* BEGIN Materials provided *

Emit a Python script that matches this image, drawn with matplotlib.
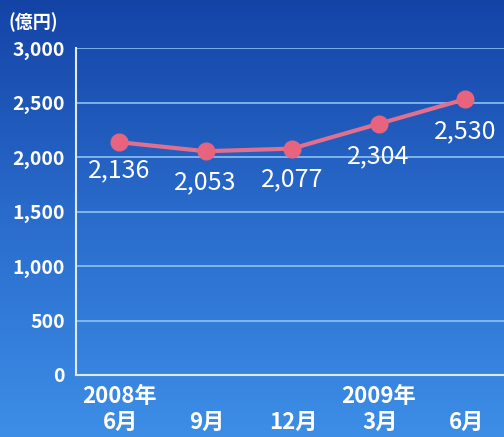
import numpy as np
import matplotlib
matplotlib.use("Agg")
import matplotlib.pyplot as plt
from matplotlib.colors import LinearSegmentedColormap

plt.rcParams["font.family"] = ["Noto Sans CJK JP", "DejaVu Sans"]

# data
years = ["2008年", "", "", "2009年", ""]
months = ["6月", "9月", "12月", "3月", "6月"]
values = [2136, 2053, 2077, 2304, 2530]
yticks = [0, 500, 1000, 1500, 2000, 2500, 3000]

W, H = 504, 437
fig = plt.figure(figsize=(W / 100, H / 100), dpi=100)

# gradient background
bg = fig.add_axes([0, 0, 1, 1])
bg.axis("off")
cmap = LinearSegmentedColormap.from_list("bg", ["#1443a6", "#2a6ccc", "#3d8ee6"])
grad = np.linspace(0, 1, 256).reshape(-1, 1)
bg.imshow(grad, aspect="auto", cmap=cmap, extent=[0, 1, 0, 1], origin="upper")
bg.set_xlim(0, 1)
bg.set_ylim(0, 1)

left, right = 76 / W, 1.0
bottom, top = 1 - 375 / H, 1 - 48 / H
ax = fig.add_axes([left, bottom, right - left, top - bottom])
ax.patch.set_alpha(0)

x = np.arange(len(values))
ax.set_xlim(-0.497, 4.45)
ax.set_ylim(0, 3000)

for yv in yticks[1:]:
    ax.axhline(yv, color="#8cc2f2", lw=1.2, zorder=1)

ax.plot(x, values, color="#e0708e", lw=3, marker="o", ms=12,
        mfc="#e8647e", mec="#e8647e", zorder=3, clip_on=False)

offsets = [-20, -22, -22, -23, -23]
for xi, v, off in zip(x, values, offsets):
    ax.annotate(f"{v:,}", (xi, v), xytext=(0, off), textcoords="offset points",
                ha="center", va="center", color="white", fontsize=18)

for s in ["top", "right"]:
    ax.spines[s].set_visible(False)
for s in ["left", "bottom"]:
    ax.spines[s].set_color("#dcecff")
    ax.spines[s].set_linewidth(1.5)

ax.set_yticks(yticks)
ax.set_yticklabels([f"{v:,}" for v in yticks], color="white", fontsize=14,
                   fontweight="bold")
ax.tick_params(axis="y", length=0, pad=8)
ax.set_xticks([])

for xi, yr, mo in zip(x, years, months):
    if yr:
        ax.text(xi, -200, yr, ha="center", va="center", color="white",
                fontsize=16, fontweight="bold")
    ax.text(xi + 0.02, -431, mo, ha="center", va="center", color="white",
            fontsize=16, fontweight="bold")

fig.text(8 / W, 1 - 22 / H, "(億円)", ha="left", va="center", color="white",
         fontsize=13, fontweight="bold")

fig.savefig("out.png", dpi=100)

* END Materials provided *
* BEGIN Materials provided *

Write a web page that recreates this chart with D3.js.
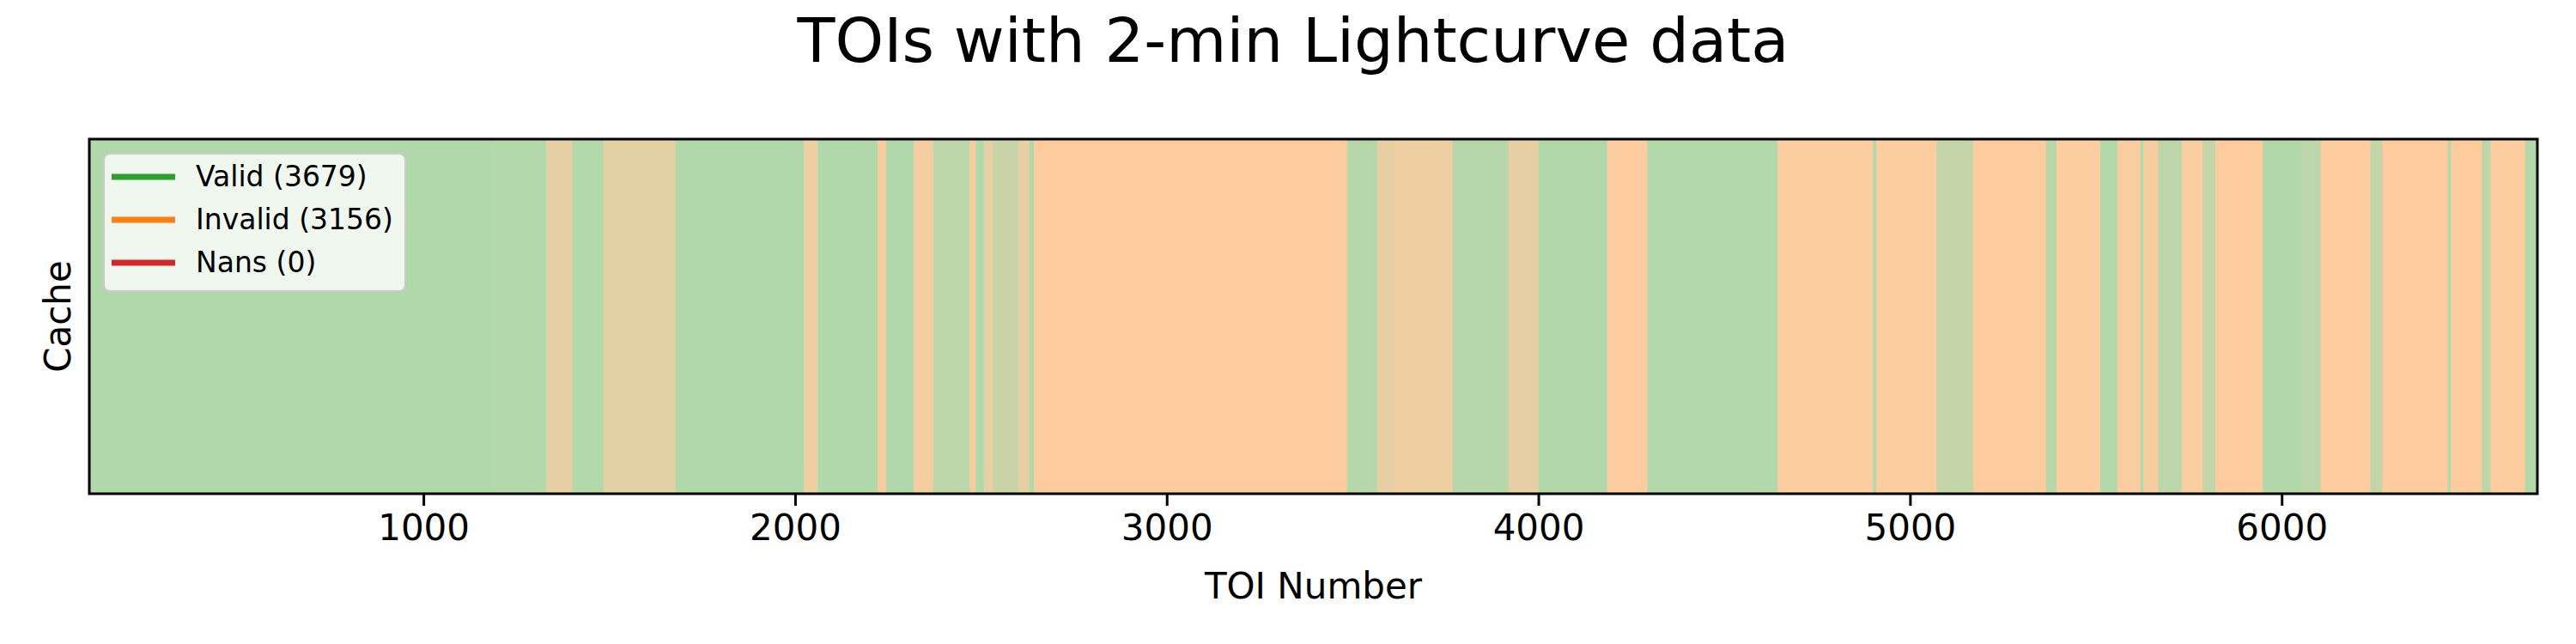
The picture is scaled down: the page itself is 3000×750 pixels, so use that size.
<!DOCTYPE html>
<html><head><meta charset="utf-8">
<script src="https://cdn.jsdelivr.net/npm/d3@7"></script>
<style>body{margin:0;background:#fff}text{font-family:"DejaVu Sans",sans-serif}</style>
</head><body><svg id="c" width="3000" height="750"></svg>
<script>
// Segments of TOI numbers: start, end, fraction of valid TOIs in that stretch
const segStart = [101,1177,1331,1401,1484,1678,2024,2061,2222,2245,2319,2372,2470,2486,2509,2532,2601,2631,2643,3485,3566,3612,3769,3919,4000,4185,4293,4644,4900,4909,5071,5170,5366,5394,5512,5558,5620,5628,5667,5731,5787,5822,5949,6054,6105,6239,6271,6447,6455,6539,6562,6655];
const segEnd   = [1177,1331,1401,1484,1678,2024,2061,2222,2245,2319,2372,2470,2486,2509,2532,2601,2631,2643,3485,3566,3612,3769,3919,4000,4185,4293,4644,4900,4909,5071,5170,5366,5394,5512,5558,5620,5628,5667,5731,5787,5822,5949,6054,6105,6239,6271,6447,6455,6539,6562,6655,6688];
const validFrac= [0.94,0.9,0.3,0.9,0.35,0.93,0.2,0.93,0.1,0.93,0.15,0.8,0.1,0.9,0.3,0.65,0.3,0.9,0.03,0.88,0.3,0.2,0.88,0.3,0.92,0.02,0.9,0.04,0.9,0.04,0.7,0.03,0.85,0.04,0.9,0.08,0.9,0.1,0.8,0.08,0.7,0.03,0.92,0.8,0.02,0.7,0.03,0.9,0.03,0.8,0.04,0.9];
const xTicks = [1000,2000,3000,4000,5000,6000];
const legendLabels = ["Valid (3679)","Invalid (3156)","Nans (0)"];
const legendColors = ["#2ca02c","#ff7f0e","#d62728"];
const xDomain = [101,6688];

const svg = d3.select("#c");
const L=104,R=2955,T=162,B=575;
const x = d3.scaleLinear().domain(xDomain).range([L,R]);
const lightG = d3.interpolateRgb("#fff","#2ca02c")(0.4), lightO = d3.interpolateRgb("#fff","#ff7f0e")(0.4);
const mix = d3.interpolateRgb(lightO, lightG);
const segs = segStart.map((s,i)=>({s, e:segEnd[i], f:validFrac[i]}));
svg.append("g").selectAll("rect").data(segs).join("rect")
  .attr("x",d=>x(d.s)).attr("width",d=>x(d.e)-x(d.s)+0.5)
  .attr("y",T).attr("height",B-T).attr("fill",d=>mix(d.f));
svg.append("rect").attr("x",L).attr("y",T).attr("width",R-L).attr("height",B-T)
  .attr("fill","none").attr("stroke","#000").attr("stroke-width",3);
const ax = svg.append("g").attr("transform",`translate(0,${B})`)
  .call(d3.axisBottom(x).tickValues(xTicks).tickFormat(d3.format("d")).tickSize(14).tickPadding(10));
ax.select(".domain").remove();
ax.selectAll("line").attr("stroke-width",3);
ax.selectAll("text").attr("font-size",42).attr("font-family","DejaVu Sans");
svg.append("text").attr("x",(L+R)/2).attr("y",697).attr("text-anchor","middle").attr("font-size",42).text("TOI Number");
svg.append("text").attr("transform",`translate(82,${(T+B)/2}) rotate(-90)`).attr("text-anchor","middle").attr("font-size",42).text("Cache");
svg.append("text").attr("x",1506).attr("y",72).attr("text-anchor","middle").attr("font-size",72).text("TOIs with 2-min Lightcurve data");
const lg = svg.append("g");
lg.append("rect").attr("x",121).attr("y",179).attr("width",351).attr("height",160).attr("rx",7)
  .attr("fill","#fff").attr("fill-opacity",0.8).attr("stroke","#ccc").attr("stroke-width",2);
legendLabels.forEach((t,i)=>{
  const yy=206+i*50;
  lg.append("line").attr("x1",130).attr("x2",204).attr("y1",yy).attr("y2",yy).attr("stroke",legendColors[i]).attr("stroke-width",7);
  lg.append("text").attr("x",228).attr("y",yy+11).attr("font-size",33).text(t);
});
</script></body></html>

* END Materials provided *

[What is expected]: Except for the pictures, write out exactly the lines from the line that contains "Emit a Python" through the line that contains "fig = plt.figure(figsize=(W", including both.

[Written response]:
Emit a Python script that matches this image, drawn with matplotlib.
import numpy as np
import matplotlib
matplotlib.use("Agg")
import matplotlib.pyplot as plt
from matplotlib.colors import LinearSegmentedColormap

plt.rcParams["font.family"] = ["Noto Sans CJK JP", "DejaVu Sans"]

# data
years = ["2008年", "", "", "2009年", ""]
months = ["6月", "9月", "12月", "3月", "6月"]
values = [2136, 2053, 2077, 2304, 2530]
yticks = [0, 500, 1000, 1500, 2000, 2500, 3000]

W, H = 504, 437
fig = plt.figure(figsize=(W / 100, H / 100), dpi=100)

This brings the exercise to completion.